Will there be any differences in a page thats rendered in IE7 compared to the same page rendered in IE7 standards mode in IE8 browser?

Direct answer: Yes, there will. There are known differences between the two, which is why it is considered a bad thing to do your IE-version testing using compatibility mode.

The issue is that "compatibility mode" is not actually using the IE7 rendering engine. It is using the IE8 rendering engine (or whichever IE version you're using), but with internal switches set to change the behaviour to mimic IE7. It's designed to look similar, but it is not the same engine, and it does not behave in the same way in all cases.

I was caught out badly with one of the bugs in IE8's IE7 mode a few years ago.
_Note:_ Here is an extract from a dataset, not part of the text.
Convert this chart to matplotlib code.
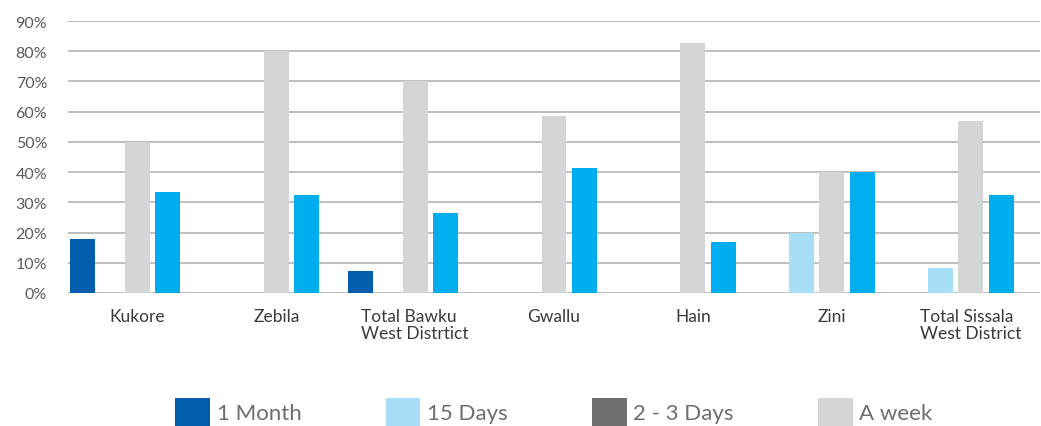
import matplotlib
matplotlib.use("Agg")
import matplotlib.pyplot as plt
from matplotlib.patches import Patch
import numpy as np

categories = ["Kukore", "Zebila", "Total Bawku\nWest Distrtict", "Gwallu",
              "Hain", "Zini", "Total Sissala\nWest District"]
series_names = ["1 Month", "15 Days", "2 - 3 Days", "A week"]
one_month = [18.0, 0, 7.3, 0, 0, 0, 0]
fifteen_days = [0, 0, 0, 0, 0, 20.0, 8.3]
two_three_days = [0, 0, 0, 0, 0, 0, 0]
a_week = [50.0, 80.0, 70.0, 58.5, 82.7, 40.0, 57.0]
unlabeled = [33.5, 32.4, 26.5, 41.4, 17.0, 40.0, 32.4]
y_ticks = [0, 10, 20, 30, 40, 50, 60, 70, 80, 90]

c_month = "#005EAC"
c_15 = "#A7DEF8"
c_23 = "#6D6E71"
c_week = "#D4D5D7"
c_unl = "#00ADEE"

plt.rcParams['font.family'] = ['Lato', 'DejaVu Sans']

fig = plt.figure(figsize=(10.41, 4.27), dpi=100)
ax = fig.add_axes([68/1041, 1-294/427, (1040-68)/1041, (294-22)/427])

x = np.arange(len(categories))
step = 0.22
width = 0.18
slots = [-1.8, -1.0, 0.0, 1.0]
drawn = [(one_month, c_month), (fifteen_days, c_15), (a_week, c_week), (unlabeled, c_unl)]
for slot, (vals, col) in zip(slots, drawn):
    off = slot * step
    v = np.array(vals, dtype=float)
    mask = v > 0
    ax.bar(x[mask] + off, v[mask], width=width, color=col, zorder=3, linewidth=0)

ax.set_xlim(-0.5, len(categories) - 0.5)
ax.set_ylim(0, 90)
ax.set_yticks(y_ticks)
ax.set_yticklabels([f"{t}%" for t in y_ticks])
ax.yaxis.grid(True, color="#BFBFBF", linewidth=1.4, zorder=0)
ax.set_axisbelow(True)
for s in ax.spines.values():
    s.set_visible(False)
ax.tick_params(axis="y", length=0, pad=15, labelsize=11.5, labelcolor="#5A5A5A")
ax.tick_params(axis="x", length=0, pad=11, labelsize=12.5, labelcolor="#3A3A3A")
ax.set_xticks(x)
ax.set_xticklabels(categories, multialignment="left", linespacing=1.05)

handles = [Patch(facecolor=c, edgecolor="none") for c in (c_month, c_15, c_23, c_week)]
leg = fig.legend(handles, series_names, loc="upper center",
                 bbox_to_anchor=(554/1041, 1-399/427), ncol=4, frameon=False,
                 fontsize=16, handlelength=1.55, handleheight=1.55,
                 handletextpad=0.3, columnspacing=3.8, borderpad=0, borderaxespad=0)
for t in leg.get_texts():
    t.set_color("#6E6E6E")

fig.savefig("out.png", dpi=100)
It lost us several days worth of developer time trying to debug it until we worked out what was happening.

The only sane solution is to avoid compatibility mode at all costs. Set the X-UA-Compatible flag to IE=edge; force all versions of IE to use their best-available mode.

Compatibility mode is intended for sites that want to stick with their existing code; who want to upgrade their IE version but don't have time to fix their code. Unfortunately, the bugs in comaptiblity mode are such that it's actually easier just to fix the code to work with the upgraded IE version.

By the way, you mentioned "Quirks mode" thing question and in the tags. It is important to understand that what you're seeing is not Quirks mode. It may be quirky behaviour but it isn't actually Quirks mode. Quirks mode itself is a whole different thing (it's basically an IE5-compatibility mode, and you really don't want that). It is triggered by a missing or invalid DOCTYPE, but you're using valid doctypes so that's fine.